Scotland is home to unique flora and fauna. The report describes a range of actions that would help different species, habitats and ecosystem functions to meet adaptation objectives. How this toolbox is to be used is a further challenge – there are knowledge gaps, cost limitations, long lead-in and lag time effects, incompatible objectives and unexpected outcomes within wider environmental change. The Evidence report suggests Scotland should develop a process of clear prioritisation, perhaps based around the ecosystem functions and services deemed to be of most value.

The report also points out that, unlike the rest of the UK, Scotland has a statutory Land Use Strategy (LUS). This has established a series of principles and proposals for sustainable land use that explicitly account for the changing suitability of land for agricultural and forestry production. It is expected that land use planning will continue to protect prime agricultural land from development.

The Committee suggests that Scotland should take further action to improve the condition of degraded soils, restore peat habitats, better protect soils from damaging practices and encourage the wider uptake of soil conservation. Measures to reduce erosion (e.g. cover crops) or the impacts of erosion (e.g. buffer strips) could be targeted better towards vulnerable locations. Long-term monitoring of soil health, in terms of soil organic carbon levels, erosion rates and soil biota is also needed, particularly of carbon-rich soils.
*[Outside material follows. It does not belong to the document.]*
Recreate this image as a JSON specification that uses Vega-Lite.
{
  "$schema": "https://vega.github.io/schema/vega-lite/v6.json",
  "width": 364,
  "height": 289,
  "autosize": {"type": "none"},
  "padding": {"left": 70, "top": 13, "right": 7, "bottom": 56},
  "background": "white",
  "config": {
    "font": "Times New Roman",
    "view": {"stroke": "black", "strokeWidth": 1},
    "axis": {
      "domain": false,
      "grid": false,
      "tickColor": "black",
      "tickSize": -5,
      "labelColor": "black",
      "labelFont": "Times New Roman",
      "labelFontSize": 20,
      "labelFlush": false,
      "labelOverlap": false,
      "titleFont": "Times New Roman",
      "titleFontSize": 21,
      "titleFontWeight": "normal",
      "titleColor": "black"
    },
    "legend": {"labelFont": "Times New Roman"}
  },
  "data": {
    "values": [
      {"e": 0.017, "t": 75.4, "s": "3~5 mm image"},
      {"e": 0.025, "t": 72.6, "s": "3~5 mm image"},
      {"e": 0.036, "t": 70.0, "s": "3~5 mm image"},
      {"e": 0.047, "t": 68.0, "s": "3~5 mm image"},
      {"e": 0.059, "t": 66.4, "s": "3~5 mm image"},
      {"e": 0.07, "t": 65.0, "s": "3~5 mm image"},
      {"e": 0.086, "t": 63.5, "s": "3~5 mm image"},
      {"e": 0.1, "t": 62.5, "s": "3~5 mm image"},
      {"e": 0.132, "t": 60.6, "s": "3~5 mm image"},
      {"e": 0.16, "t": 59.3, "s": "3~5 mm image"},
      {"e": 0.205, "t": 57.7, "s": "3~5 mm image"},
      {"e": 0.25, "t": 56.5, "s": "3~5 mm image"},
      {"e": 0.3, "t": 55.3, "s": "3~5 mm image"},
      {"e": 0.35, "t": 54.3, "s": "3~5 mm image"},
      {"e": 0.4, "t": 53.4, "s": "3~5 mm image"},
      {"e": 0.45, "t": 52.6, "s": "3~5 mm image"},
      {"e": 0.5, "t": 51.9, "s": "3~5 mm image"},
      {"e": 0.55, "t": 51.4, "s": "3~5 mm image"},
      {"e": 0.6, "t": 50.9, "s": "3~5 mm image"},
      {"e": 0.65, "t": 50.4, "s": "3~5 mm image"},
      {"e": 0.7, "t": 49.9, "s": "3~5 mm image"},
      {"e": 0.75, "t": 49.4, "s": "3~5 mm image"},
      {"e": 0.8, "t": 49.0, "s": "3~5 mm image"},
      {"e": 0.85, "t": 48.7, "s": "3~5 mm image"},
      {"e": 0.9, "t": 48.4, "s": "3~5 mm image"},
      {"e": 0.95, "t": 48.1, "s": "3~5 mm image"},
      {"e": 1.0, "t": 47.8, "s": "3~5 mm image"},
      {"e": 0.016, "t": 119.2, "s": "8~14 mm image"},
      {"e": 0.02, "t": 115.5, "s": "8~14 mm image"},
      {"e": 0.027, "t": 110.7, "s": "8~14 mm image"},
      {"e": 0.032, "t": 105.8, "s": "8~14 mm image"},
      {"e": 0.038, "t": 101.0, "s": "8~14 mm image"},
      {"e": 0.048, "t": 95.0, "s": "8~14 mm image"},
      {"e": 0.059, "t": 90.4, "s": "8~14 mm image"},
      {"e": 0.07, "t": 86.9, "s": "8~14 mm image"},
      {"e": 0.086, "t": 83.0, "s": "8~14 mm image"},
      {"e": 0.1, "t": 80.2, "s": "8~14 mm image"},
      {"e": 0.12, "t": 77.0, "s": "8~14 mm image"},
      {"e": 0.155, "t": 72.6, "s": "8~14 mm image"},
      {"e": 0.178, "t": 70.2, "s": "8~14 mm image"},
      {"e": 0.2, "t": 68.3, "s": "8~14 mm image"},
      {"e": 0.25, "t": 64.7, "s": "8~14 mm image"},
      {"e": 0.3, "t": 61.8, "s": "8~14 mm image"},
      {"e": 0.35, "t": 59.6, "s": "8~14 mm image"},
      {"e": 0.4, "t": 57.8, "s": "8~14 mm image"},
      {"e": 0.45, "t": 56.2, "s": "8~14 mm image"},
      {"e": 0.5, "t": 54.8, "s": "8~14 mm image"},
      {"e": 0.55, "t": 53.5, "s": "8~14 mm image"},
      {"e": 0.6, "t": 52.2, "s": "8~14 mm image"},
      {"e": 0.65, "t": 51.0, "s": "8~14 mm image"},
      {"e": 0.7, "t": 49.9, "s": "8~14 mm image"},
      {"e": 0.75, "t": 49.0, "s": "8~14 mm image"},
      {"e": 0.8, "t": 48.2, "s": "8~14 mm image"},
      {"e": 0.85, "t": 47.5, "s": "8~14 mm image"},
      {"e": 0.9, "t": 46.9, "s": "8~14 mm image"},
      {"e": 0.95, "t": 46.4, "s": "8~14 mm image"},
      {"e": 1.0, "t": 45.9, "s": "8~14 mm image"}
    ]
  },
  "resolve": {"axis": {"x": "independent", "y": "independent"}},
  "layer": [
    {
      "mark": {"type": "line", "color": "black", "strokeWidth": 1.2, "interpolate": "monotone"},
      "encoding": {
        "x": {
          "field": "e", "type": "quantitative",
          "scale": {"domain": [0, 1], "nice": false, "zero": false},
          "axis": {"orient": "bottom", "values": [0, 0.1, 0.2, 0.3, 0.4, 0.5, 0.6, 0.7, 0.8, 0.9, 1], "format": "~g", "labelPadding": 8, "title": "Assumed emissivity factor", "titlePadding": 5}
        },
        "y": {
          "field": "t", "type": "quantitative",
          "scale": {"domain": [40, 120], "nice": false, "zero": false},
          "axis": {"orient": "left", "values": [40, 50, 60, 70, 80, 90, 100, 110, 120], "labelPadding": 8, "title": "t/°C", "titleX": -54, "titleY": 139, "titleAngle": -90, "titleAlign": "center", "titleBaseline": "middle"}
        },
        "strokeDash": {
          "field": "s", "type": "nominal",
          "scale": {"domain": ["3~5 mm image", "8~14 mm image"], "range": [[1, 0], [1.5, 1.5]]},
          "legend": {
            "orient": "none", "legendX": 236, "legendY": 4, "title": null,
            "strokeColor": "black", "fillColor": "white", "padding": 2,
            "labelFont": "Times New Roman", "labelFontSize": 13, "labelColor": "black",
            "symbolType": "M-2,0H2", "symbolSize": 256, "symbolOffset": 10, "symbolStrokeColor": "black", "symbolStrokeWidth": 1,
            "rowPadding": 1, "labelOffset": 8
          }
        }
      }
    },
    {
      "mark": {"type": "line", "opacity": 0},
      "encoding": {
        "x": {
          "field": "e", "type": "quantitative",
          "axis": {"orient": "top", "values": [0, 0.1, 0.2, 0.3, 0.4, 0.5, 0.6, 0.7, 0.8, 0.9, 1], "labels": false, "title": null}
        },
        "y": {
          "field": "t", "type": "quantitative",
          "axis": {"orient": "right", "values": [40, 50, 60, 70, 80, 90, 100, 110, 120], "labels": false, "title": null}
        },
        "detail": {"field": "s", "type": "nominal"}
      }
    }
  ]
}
This monitoring should be linked to different land management strategies to address knowledge gaps of the magnitude of this risk and its geographical variations. This will have a range of co- benefits for managing a wide range of climate and non-climate related risks and avoid lock-in to a pathway where the UK’s most fertile and carbon-rich soils are lost at some point in the future.

Priorities for ClimateXChange

ClimateXChange welcomes these recommendations. They fit with our programme of soil and peatland research. We work closely with stakeholders across agriculture, forestry and planning to reduce the risk from all the issues raised in the UKCCRA2 in relation to our land and soil.

ClimateXChange Manager Ragne Low was involved in the early stages of scoping chapter 8, which considers crosscutting issues and interdependencies. Her involvement was around ensuring appropriate representation of Scotland as a Devolved Administration and as a distinctive set of geographies for climate risk. CXC as a whole has also been central in collating evidence and advice to the ASC to reflect Scotland’s particular characteristics in terms of climate change risks. Key to this was CXC’s development of the first national set of indicators of climate change adaptation in Scotland. We hope these can be used over time to track progress, and that we will also be able to address the data needs that both our work and the CCRA2 Evidence Report highlight.

CXC is working in the area of infrastructure resilience, working with the National Centre for Resilience, infrastructure operators and responsible authorities. We will collaborate to build on our existing indicators suite to ensure it is as useful as possible in addressing the issues thrown up by the Evidence Report. We will continue our support for Scottish policy makers on emerging areas like expanding our knowledge about the risks from climate change to offshore renewable energy generation – this is a bigger issue in Scotland than in the rest of the UK.

CXC is already engaged both in the CCRA2 process and in the research-policy issues the Evidence Report raises. It is clear that this Evidence Report will set the agenda for tackling climate change over the next five years, and beyond. Key to that will be further research in the areas highlighted in the Report, in particular in Chapter 5 which deals with people and the built environment. There are significant knowledge gaps about the impacts of climate change on people, and our health and wellbeing in particular. CXC stands ready to take action to fill these knowledge gaps.

The first UK climate change risk assessment was published in 2012. Whilst the list of risks today is largely the same, the 2016 Evidence Report gives us new knowledge about the actions that are required to address those risks both at a UK and a devolved level. However, this is a high level report. Adaptation is an inherently local and context specific process – depending for example on the topography, industry, infrastructure and regulatory and governance structures locally. The Adaptation Sub-Committee will publish a separate independent assessment of progress towards implementing the objectives, proposals and policies in the Scottish Climate Change Adaptation Programme (SCCAP) in September 2016.